- **Your task**
All of the listing below must be repeated word for word. Pictures are the only thing to omit.

- **Dataset extract**
* BEGIN *
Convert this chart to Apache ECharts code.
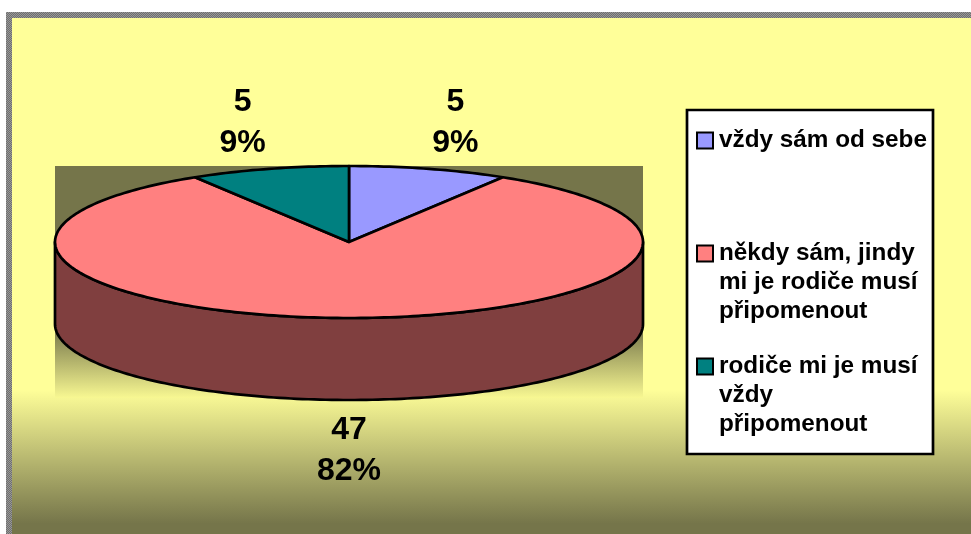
<!DOCTYPE html>
<html><head><meta charset="utf-8">
<style>html,body{margin:0;padding:0;background:#fff}#c{width:971px;height:534px}</style>
<script src="https://cdn.jsdelivr.net/npm/echarts@6/dist/echarts.min.js"></script>
</head><body><div id="c"></div>
<script>
const categories = ['vždy sám od sebe', 'někdy sám, jindy\nmi je rodiče musí\npřipomenout', 'rodiče mi je musí\nvždy\npřipomenout'];
const values = [5, 47, 5];
const topColors = ['#9999ff', '#ff8080', '#008080'];
const sideColors = ['#4d4d80', '#803f3f', '#004040'];

const total = values.reduce((a, b) => a + b, 0);
const cx = 349, cy = 242, rx = 294, ry = 76, depth = 82;
const FONT = '"Liberation Sans", Arial, sans-serif';
const OLIVE = '#75754a', YELLOW = '#ffff99';

function pt(a, dy) { return [cx + rx * Math.sin(a), cy - ry * Math.cos(a) + (dy || 0)]; }
function arc(a0, a1, dy) {
  const n = Math.max(2, Math.ceil(Math.abs(a1 - a0) / 0.02)), out = [];
  for (let i = 0; i <= n; i++) out.push(pt(a0 + (a1 - a0) * i / n, dy));
  return out;
}
function renderSlice(idx) {
  return function () {
    const before = values.slice(0, idx).reduce((a, b) => a + b, 0);
    const a0 = before / total * 2 * Math.PI, a1 = (before + values[idx]) / total * 2 * Math.PI;
    const mid = (a0 + a1) / 2, children = [];
    const s0 = Math.max(a0, Math.PI / 2), s1 = Math.min(a1, 3 * Math.PI / 2);
    const line = { stroke: '#000', lineWidth: 2.7, lineJoin: 'round' };
    if (s1 > s0) {
      children.push({ type: 'polygon', shape: { points: arc(s0, s1, 0).concat(arc(s1, s0, depth)) },
        style: Object.assign({ fill: sideColors[idx] }, line) });
    }
    children.push({ type: 'polygon', shape: { points: [[cx, cy]].concat(arc(a0, a1, 0)) },
      style: Object.assign({ fill: topColors[idx] }, line) });
    const front = Math.cos(mid) < 0;
    const lx = cx + 1.33 * rx * Math.sin(mid);
    const ly = cy - (ry + 48.5) * Math.cos(mid) + (front ? depth + 2 : 0);
    children.push({ type: 'text', z2: 10, style: {
      text: values[idx] + '\n' + Math.round(values[idx] / total * 100) + '%',
      x: lx, y: ly, align: 'center', verticalAlign: 'middle',
      font: 'bold 32px ' + FONT, lineHeight: 41, fill: '#000' } });
    return { type: 'group', children };
  };
}
function dither() {
  const c = document.createElement('canvas'); c.width = c.height = 2;
  const g = c.getContext('2d');
  g.fillStyle = '#6f6f6f'; g.fillRect(0, 0, 2, 2);
  g.fillStyle = '#989898'; g.fillRect(0, 0, 1, 1); g.fillRect(1, 1, 1, 1);
  return c;
}
function vGrad(stops) { return new echarts.graphic.LinearGradient(0, 0, 0, 1, stops); }

const chart = echarts.init(document.getElementById('c'), null, { renderer: 'canvas' });
chart.setOption({
  animation: false,
  backgroundColor: '#fff',
  graphic: { elements: [
    { type: 'rect', silent: true, z: 0, shape: { x: 6, y: 12, width: 965, height: 522 },
      style: { fill: { image: dither(), repeat: 'repeat' } } },
    { type: 'rect', silent: true, z: 0, z2: 1, shape: { x: 12, y: 18, width: 959, height: 516 },
      style: { fill: vGrad([{ offset: 0, color: YELLOW }, { offset: 0.72, color: YELLOW }, { offset: 0.98, color: OLIVE }, { offset: 1, color: OLIVE }]) } },
    { type: 'rect', silent: true, z: 0, z2: 2, shape: { x: 55, y: 166, width: 588, height: 232 },
      style: { fill: vGrad([{ offset: 0, color: OLIVE }, { offset: 0.7, color: OLIVE }, { offset: 1, color: '#f8f892' }]) } },
    { type: 'rect', silent: true, z: 0, z2: 3, shape: { x: 687, y: 110, width: 246, height: 344 },
      style: { fill: '#fff', stroke: '#000', lineWidth: 2.7 } }
  ] },
  legend: {
    orient: 'vertical', left: 691, top: 63, itemWidth: 16, itemHeight: 16, itemGap: -32,
    selectedMode: false, icon: 'rect',
    itemStyle: { borderColor: '#000', borderWidth: 2 },
    data: categories,
    // blank lines keep the swatch beside the first text line, as in the reference
    formatter: name => '\n\n' + name + (name.includes('\n') ? '' : '\n\n'),
    textStyle: { fontFamily: FONT, fontWeight: 'bold', fontSize: 24.3, color: '#000', lineHeight: 29, padding: [0, 0, 0, 1] }
  },
  series: categories.map((name, i) => ({
    type: 'custom', name, coordinateSystem: 'none', z: 2, silent: true,
    itemStyle: { color: topColors[i] },
    renderItem: renderSlice(i), data: [values[i]]
  }))
});
</script></body></html>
* END *
- **The reply**
Convert this chart to Apache ECharts code.
<!DOCTYPE html>
<html><head><meta charset="utf-8">
<style>html,body{margin:0;padding:0;background:#fff}#c{width:971px;height:534px}</style>
<script src="https://cdn.jsdelivr.net/npm/echarts@6/dist/echarts.min.js"></script>
</head><body><div id="c"></div>
<script>
const categories = ['vždy sám od sebe', 'někdy sám, jindy\nmi je rodiče musí\npřipomenout', 'rodiče mi je musí\nvždy\npřipomenout'];
const values = [5, 47, 5];
const topColors = ['#9999ff', '#ff8080', '#008080'];
const sideColors = ['#4d4d80', '#803f3f', '#004040'];

const total = values.reduce((a, b) => a + b, 0);
const cx = 349, cy = 242, rx = 294, ry = 76, depth = 82;
const FONT = '"Liberation Sans", Arial, sans-serif';
const OLIVE = '#75754a', YELLOW = '#ffff99';

function pt(a, dy) { return [cx + rx * Math.sin(a), cy - ry * Math.cos(a) + (dy || 0)]; }
function arc(a0, a1, dy) {
  const n = Math.max(2, Math.ceil(Math.abs(a1 - a0) / 0.02)), out = [];
  for (let i = 0; i <= n; i++) out.push(pt(a0 + (a1 - a0) * i / n, dy));
  return out;
}
function renderSlice(idx) {
  return function () {
    const before = values.slice(0, idx).reduce((a, b) => a + b, 0);
    const a0 = before / total * 2 * Math.PI, a1 = (before + values[idx]) / total * 2 * Math.PI;
    const mid = (a0 + a1) / 2, children = [];
    const s0 = Math.max(a0, Math.PI / 2), s1 = Math.min(a1, 3 * Math.PI / 2);
    const line = { stroke: '#000', lineWidth: 2.7, lineJoin: 'round' };
    if (s1 > s0) {
      children.push({ type: 'polygon', shape: { points: arc(s0, s1, 0).concat(arc(s1, s0, depth)) },
        style: Object.assign({ fill: sideColors[idx] }, line) });
    }
    children.push({ type: 'polygon', shape: { points: [[cx, cy]].concat(arc(a0, a1, 0)) },
      style: Object.assign({ fill: topColors[idx] }, line) });
    const front = Math.cos(mid) < 0;
    const lx = cx + 1.33 * rx * Math.sin(mid);
    const ly = cy - (ry + 48.5) * Math.cos(mid) + (front ? depth + 2 : 0);
    children.push({ type: 'text', z2: 10, style: {
      text: values[idx] + '\n' + Math.round(values[idx] / total * 100) + '%',
      x: lx, y: ly, align: 'center', verticalAlign: 'middle',
      font: 'bold 32px ' + FONT, lineHeight: 41, fill: '#000' } });
    return { type: 'group', children };
  };
}
function dither() {
  const c = document.createElement('canvas'); c.width = c.height = 2;
  const g = c.getContext('2d');
  g.fillStyle = '#6f6f6f'; g.fillRect(0, 0, 2, 2);
  g.fillStyle = '#989898'; g.fillRect(0, 0, 1, 1); g.fillRect(1, 1, 1, 1);
  return c;
}
function vGrad(stops) { return new echarts.graphic.LinearGradient(0, 0, 0, 1, stops); }

const chart = echarts.init(document.getElementById('c'), null, { renderer: 'canvas' });
chart.setOption({
  animation: false,
  backgroundColor: '#fff',
  graphic: { elements: [
    { type: 'rect', silent: true, z: 0, shape: { x: 6, y: 12, width: 965, height: 522 },
      style: { fill: { image: dither(), repeat: 'repeat' } } },
    { type: 'rect', silent: true, z: 0, z2: 1, shape: { x: 12, y: 18, width: 959, height: 516 },
      style: { fill: vGrad([{ offset: 0, color: YELLOW }, { offset: 0.72, color: YELLOW }, { offset: 0.98, color: OLIVE }, { offset: 1, color: OLIVE }]) } },
    { type: 'rect', silent: true, z: 0, z2: 2, shape: { x: 55, y: 166, width: 588, height: 232 },
      style: { fill: vGrad([{ offset: 0, color: OLIVE }, { offset: 0.7, color: OLIVE }, { offset: 1, color: '#f8f892' }]) } },
    { type: 'rect', silent: true, z: 0, z2: 3, shape: { x: 687, y: 110, width: 246, height: 344 },
      style: { fill: '#fff', stroke: '#000', lineWidth: 2.7 } }
  ] },
  legend: {
    orient: 'vertical', left: 691, top: 63, itemWidth: 16, itemHeight: 16, itemGap: -32,
    selectedMode: false, icon: 'rect',
    itemStyle: { borderColor: '#000', borderWidth: 2 },
    data: categories,
    // blank lines keep the swatch beside the first text line, as in the reference
    formatter: name => '\n\n' + name + (name.includes('\n') ? '' : '\n\n'),
    textStyle: { fontFamily: FONT, fontWeight: 'bold', fontSize: 24.3, color: '#000', lineHeight: 29, padding: [0, 0, 0, 1] }
  },
  series: categories.map((name, i) => ({
    type: 'custom', name, coordinateSystem: 'none', z: 2, silent: true,
    itemStyle: { color: topColors[i] },
    renderItem: renderSlice(i), data: [values[i]]
  }))
});
</script></body></html>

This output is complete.